Do this
Word for word, print each line of the listing below; pictures stay out.

---+---

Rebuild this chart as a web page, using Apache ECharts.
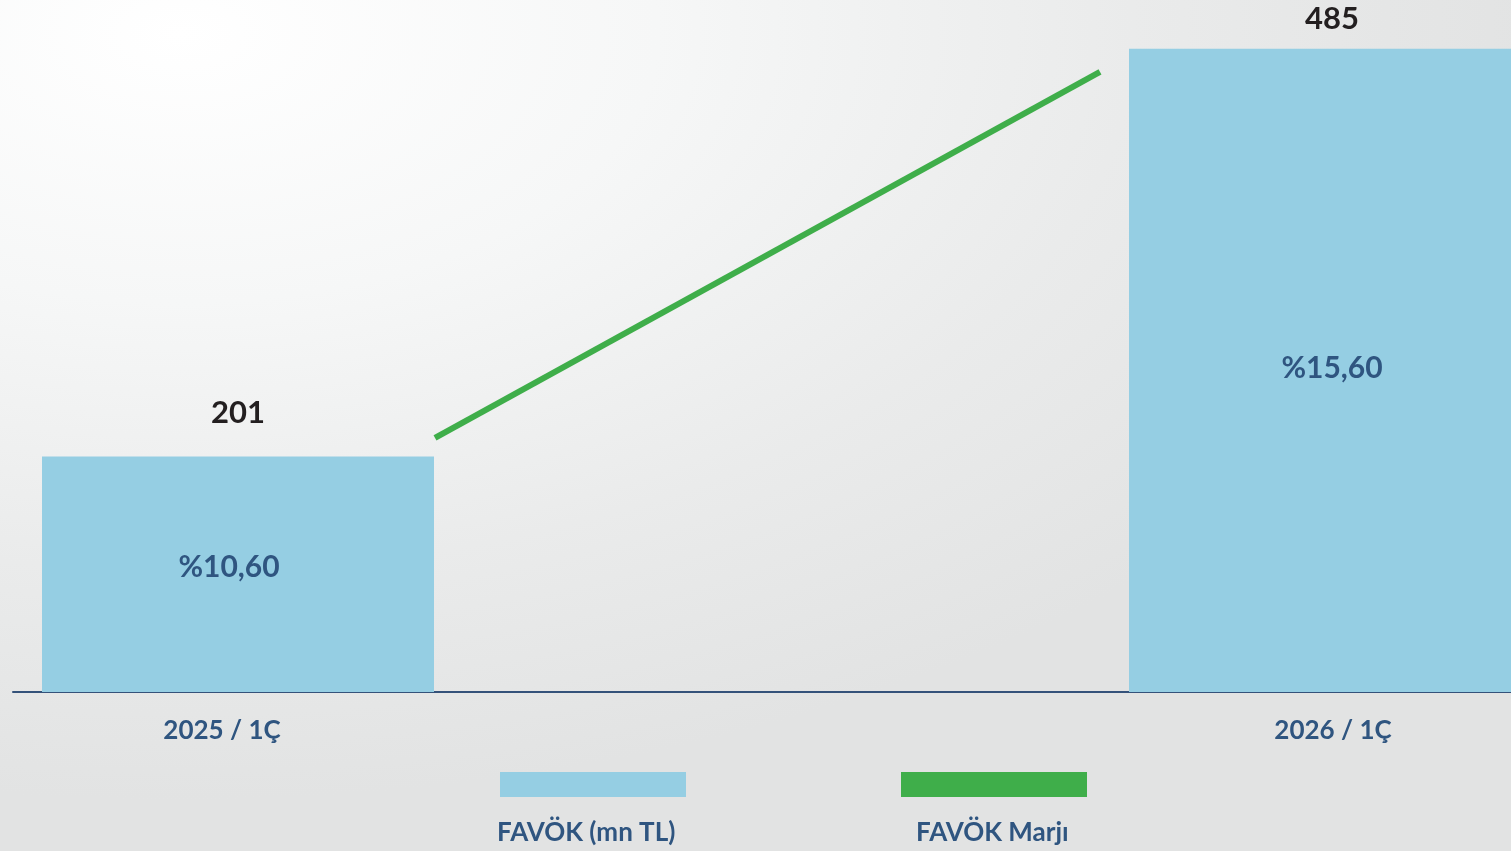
<!DOCTYPE html>
<html>
<head>
<meta charset="utf-8">
<script src="https://cdn.jsdelivr.net/npm/echarts@6/dist/echarts.min.js"></script>
<style>
  html, body { margin: 0; padding: 0; width: 1511px; height: 851px; overflow: hidden; }
  #chart { width: 1511px; height: 851px;
    background: radial-gradient(ellipse 90% 90% at 12% 4%, #ffffff 0%, #f6f7f7 35%, #eaebeb 70%, #e2e3e3 100%); }
</style>
</head>
<body>
<div id="chart"></div>
<script>
const categories = ['2025 / 1Ç', '2026 / 1Ç'];
const favok = [201, 485];
const margin = [10.60, 15.60];
const barName = 'FAVÖK (mn TL)';
const lineName = 'FAVÖK Marjı';

const BLUE = '#95cee3';
const GREEN = '#3fae4a';
const NAVY = '#2f5580';
const FONT = 'Lato, "Open Sans", sans-serif';

function fmtMargin(v) { return '%' + v.toFixed(2).replace('.', ','); }

const valueLabelDist = [28, 14];
const valueLabelOffsets = [[0, 0], [7, 0]];
const marginOffsets = [[-9, -7], [7, -2]];
const catPads = [[0, 32, 0, 0], [0, 0, 0, 16]];
// legend icon: bar swatch on top, text sits below it
const legendIcon = 'path://M0,0 H186 V25 H0 Z M0,122';

const chart = echarts.init(document.getElementById('chart'), null, { renderer: 'canvas' });
chart.setOption({
  backgroundColor: 'transparent',
  animation: false,
  grid: [
    { left: -305.5, right: -357.5, top: 20, bottom: 159, outerBoundsMode: 'none' },
    { left: 435, right: 411, top: 6, bottom: 149.5, outerBoundsMode: 'none' },
    { left: 13, right: 0, top: 20, bottom: 159, outerBoundsMode: 'none' }
  ],
  xAxis: [
    { type: 'category', gridIndex: 0, boundaryGap: true,
      data: categories.map((c, i) => ({ value: c, textStyle: { padding: catPads[i] } })),
      axisLine: { show: false }, axisTick: { show: false }, splitLine: { show: false },
      axisLabel: { margin: 26, color: NAVY, fontFamily: FONT, fontWeight: 'bold', fontSize: 26 } },
    { type: 'category', gridIndex: 1, boundaryGap: false, data: categories, show: false },
    { type: 'category', gridIndex: 2, data: categories,
      axisLine: { show: true, lineStyle: { color: '#34527a', width: 2 } },
      axisTick: { show: false }, axisLabel: { show: false }, splitLine: { show: false } }
  ],
  yAxis: [
    { type: 'value', gridIndex: 0, min: 37, max: 505, show: false, splitLine: { show: false } },
    { type: 'value', gridIndex: 1, min: 7, max: 16.5, show: false, splitLine: { show: false } },
    { type: 'value', gridIndex: 2, show: false, splitLine: { show: false } }
  ],
  legend: [
    { data: [barName], left: 497, top: 772, padding: 0, itemWidth: 186, itemHeight: 122,
      icon: legendIcon, selectedMode: false,
      textStyle: { color: NAVY, fontFamily: FONT, fontWeight: 'bold', fontSize: 26,
                   padding: [0, 194, 0, -194] } },
    { data: [lineName], left: 901, top: 772, padding: 0, itemWidth: 186, itemHeight: 122,
      icon: legendIcon, selectedMode: false,
      textStyle: { color: NAVY, fontFamily: FONT, fontWeight: 'bold', fontSize: 26,
                   padding: [0, 176, 0, -176] } }
  ],
  series: [
    { name: barName, type: 'bar', xAxisIndex: 0, yAxisIndex: 0, barWidth: 392, clip: true,
      itemStyle: { color: BLUE },
      data: favok.map((v, i) => ({ value: v,
        label: { distance: valueLabelDist[i], offset: valueLabelOffsets[i] } })),
      label: { show: true, position: 'top', color: '#231f20', fontFamily: FONT,
               fontWeight: 'bold', fontSize: 31 } },
    { name: 'margin-label', type: 'bar', xAxisIndex: 0, yAxisIndex: 0, barWidth: 392,
      barGap: '-100%', clip: true, silent: true,
      itemStyle: { color: 'rgba(0,0,0,0)' },
      data: favok.map((v, i) => ({ value: v, label: { offset: marginOffsets[i] } })),
      label: { show: true, position: 'inside', color: NAVY, fontFamily: FONT,
               fontWeight: 'bold', fontSize: 30,
               formatter: (p) => fmtMargin(margin[p.dataIndex]) } },
    { name: lineName, type: 'line', xAxisIndex: 1, yAxisIndex: 1, clip: false,
      symbol: 'none', itemStyle: { color: GREEN },
      lineStyle: { color: GREEN, width: 6, cap: 'butt' },
      data: margin }
  ]
});
</script>
</body>
</html>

---+---

Final result
Rebuild this chart as a web page, using Apache ECharts.
<!DOCTYPE html>
<html>
<head>
<meta charset="utf-8">
<script src="https://cdn.jsdelivr.net/npm/echarts@6/dist/echarts.min.js"></script>
<style>
  html, body { margin: 0; padding: 0; width: 1511px; height: 851px; overflow: hidden; }
  #chart { width: 1511px; height: 851px;
    background: radial-gradient(ellipse 90% 90% at 12% 4%, #ffffff 0%, #f6f7f7 35%, #eaebeb 70%, #e2e3e3 100%); }
</style>
</head>
<body>
<div id="chart"></div>
<script>
const categories = ['2025 / 1Ç', '2026 / 1Ç'];
const favok = [201, 485];
const margin = [10.60, 15.60];
const barName = 'FAVÖK (mn TL)';
const lineName = 'FAVÖK Marjı';

const BLUE = '#95cee3';
const GREEN = '#3fae4a';
const NAVY = '#2f5580';
const FONT = 'Lato, "Open Sans", sans-serif';

function fmtMargin(v) { return '%' + v.toFixed(2).replace('.', ','); }

const valueLabelDist = [28, 14];
const valueLabelOffsets = [[0, 0], [7, 0]];
const marginOffsets = [[-9, -7], [7, -2]];
const catPads = [[0, 32, 0, 0], [0, 0, 0, 16]];
// legend icon: bar swatch on top, text sits below it
const legendIcon = 'path://M0,0 H186 V25 H0 Z M0,122';

const chart = echarts.init(document.getElementById('chart'), null, { renderer: 'canvas' });
chart.setOption({
  backgroundColor: 'transparent',
  animation: false,
  grid: [
    { left: -305.5, right: -357.5, top: 20, bottom: 159, outerBoundsMode: 'none' },
    { left: 435, right: 411, top: 6, bottom: 149.5, outerBoundsMode: 'none' },
    { left: 13, right: 0, top: 20, bottom: 159, outerBoundsMode: 'none' }
  ],
  xAxis: [
    { type: 'category', gridIndex: 0, boundaryGap: true,
      data: categories.map((c, i) => ({ value: c, textStyle: { padding: catPads[i] } })),
      axisLine: { show: false }, axisTick: { show: false }, splitLine: { show: false },
      axisLabel: { margin: 26, color: NAVY, fontFamily: FONT, fontWeight: 'bold', fontSize: 26 } },
    { type: 'category', gridIndex: 1, boundaryGap: false, data: categories, show: false },
    { type: 'category', gridIndex: 2, data: categories,
      axisLine: { show: true, lineStyle: { color: '#34527a', width: 2 } },
      axisTick: { show: false }, axisLabel: { show: false }, splitLine: { show: false } }
  ],
  yAxis: [
    { type: 'value', gridIndex: 0, min: 37, max: 505, show: false, splitLine: { show: false } },
    { type: 'value', gridIndex: 1, min: 7, max: 16.5, show: false, splitLine: { show: false } },
    { type: 'value', gridIndex: 2, show: false, splitLine: { show: false } }
  ],
  legend: [
    { data: [barName], left: 497, top: 772, padding: 0, itemWidth: 186, itemHeight: 122,
      icon: legendIcon, selectedMode: false,
      textStyle: { color: NAVY, fontFamily: FONT, fontWeight: 'bold', fontSize: 26,
                   padding: [0, 194, 0, -194] } },
    { data: [lineName], left: 901, top: 772, padding: 0, itemWidth: 186, itemHeight: 122,
      icon: legendIcon, selectedMode: false,
      textStyle: { color: NAVY, fontFamily: FONT, fontWeight: 'bold', fontSize: 26,
                   padding: [0, 176, 0, -176] } }
  ],
  series: [
    { name: barName, type: 'bar', xAxisIndex: 0, yAxisIndex: 0, barWidth: 392, clip: true,
      itemStyle: { color: BLUE },
      data: favok.map((v, i) => ({ value: v,
        label: { distance: valueLabelDist[i], offset: valueLabelOffsets[i] } })),
      label: { show: true, position: 'top', color: '#231f20', fontFamily: FONT,
               fontWeight: 'bold', fontSize: 31 } },
    { name: 'margin-label', type: 'bar', xAxisIndex: 0, yAxisIndex: 0, barWidth: 392,
      barGap: '-100%', clip: true, silent: true,
      itemStyle: { color: 'rgba(0,0,0,0)' },
      data: favok.map((v, i) => ({ value: v, label: { offset: marginOffsets[i] } })),
      label: { show: true, position: 'inside', color: NAVY, fontFamily: FONT,
               fontWeight: 'bold', fontSize: 30,
               formatter: (p) => fmtMargin(margin[p.dataIndex]) } },
    { name: lineName, type: 'line', xAxisIndex: 1, yAxisIndex: 1, clip: false,
      symbol: 'none', itemStyle: { color: GREEN },
      lineStyle: { color: GREEN, width: 6, cap: 'butt' },
      data: margin }
  ]
});
</script>
</body>
</html>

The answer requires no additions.